Explain to the ECTs that the main part of the session will quickly cover some reading and vocabulary information. For each area, teachers will be encouraged to think about the information in relation to their own subject or phase. At the end, they will spend some time thinking about how they might apply one or the other in their teaching. It may be helpful to group ECTs by subjects.

Teach unfamiliar vocabulary explicitly and plan for pupils to be repeatedly exposed to high-utility and high-frequency vocabulary (20 minutes)

Read the information from a literacy teacher together.

Words can be sorted into 3 tiers:

  • tier 1: the most basic and high frequency words, which rarely require teaching beyond early years
  • tier 2: high utility words, which are more mature - these could be more sophisticated descriptive words (for example, absurd)
  • tier 3: low frequency, low utility words, which are often limited to specific domains (for example, isotope, lathe, peninsula)

We often neglect teaching tier 2 words, but these are also often those in most need of explicit teaching. It is useful to think carefully about exposing students to tier 2 and 3 words intentionally, and explicitly teaching these words so that students can use them with confidence.

New vocabulary should be taught robustly. This means that we take the time to explicitly teach students what the word means and how to use it, and build in time for explicit practice of this.

We only know a word when we can define it, recognise and understand it when heard or seen, and use it both verbally and in writing. This means to teach a word robustly we need to explicitly do these things.

Robust vocabulary teaching is slow for this reason so care must be taken to select which words to explicitly teach from those we expose our student to.

Questions about vocabulary

  1. What are tier 1, 2 and 3 words?
  2. Why do tier 2 words often get neglected in terms of explicit teaching?
  3. Why must new tier 2 and 3 vocabulary be taught ‘robustly’?
  4. What are the implications for practice? Think specifically about your subject area.
  5. How might you forward plan for vocabulary?

Share some ideas for teaching tier 2 and 3 words.

Use the following steps for robust vocabulary instruction.
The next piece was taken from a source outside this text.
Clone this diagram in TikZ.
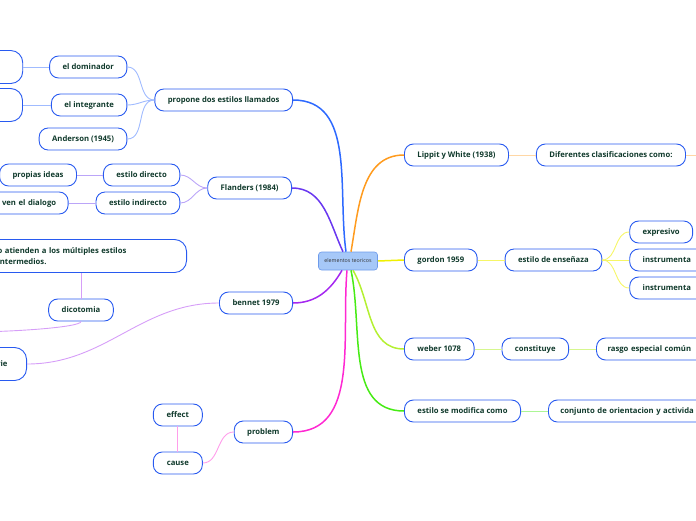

When teaching tier 2 and tier 3 words you should follow these steps.

Choose which words you will explicitly teach in your subject or phase.

  • Remember that these are most likely to be tier 2 and tier 3 words because they are more complex or subject specific and therefore less likely to be acquired through oral language.
  • You should select these words when planning a lesson or sequence of lessons so that you have time to plan how you will teach them.

Teach the new word - in this example ‘currently’.

  • Before you teach the word, ask pupils to rate whether they have seen the word before, heard it but not sure what it means, or know it and can use it in a sentence.
  • Write the word down - what does it look like - are there any words in it? For example, current. Does this help?
  • Talk about how it sounds - initial sound ‘c’, end sound ‘y’, how many syllables, and anything it rhymes with.
  • Talk about what it means, explain through examples how the word can be used in different ways.
  • Give an example from your own life, for example: currently, we are in a training session.
  • Can pupils think of their own examples, for example: it’s currently raining.

Practise the word.

  • Give pupils an opportunity to practise using the word themselves.
  • This could be a talk task where they need to use the word in a variety of sentences but could also be a written task which they need to correctly use the word. For the word ‘currently’ you could ask pupils to sort a list of events into piles for currently or previously.

Review the words.

  • This is important to assess that pupils have understood the word and also maintain the new vocabulary over time.
  • You could do this using multiple choice, true or false, getting students to create their own examples or matching up synonyms which have the same definitions.

Model reading comprehension by asking questions, making predictions and summarising when reading (30 minutes)

You should select 2 high-quality texts to use to model this activity and for ECTs to use in the second part of the activity. These should be chosen carefully based on the group. You could speak to experienced colleagues who work in the same phase or subject area as ECTs to get ideas.

Ask ECTs to study the following modelling reading comprehension and discuss the following questions in groups:

  • is this something that you are doing at the moment?
  • how can you build this explicitly into your planning and practice?

Modelling reading comprehension

Get pupils to ask questions about the text using who, what, where, when, why, and how.

Teach pupils to make predictions by using sentence stems like ‘I think’ and because’. This encourages both full sentence structures and pupils justifying their perspective with evidence.

When reading, teach pupils to summarise:

  • just the most important points
  • in order using connectives like first, next, then, finally
  • in bitesize chunks

Share a new text with the ECTs and ask them to have a go at using the question stems to plan their own questions for pupils.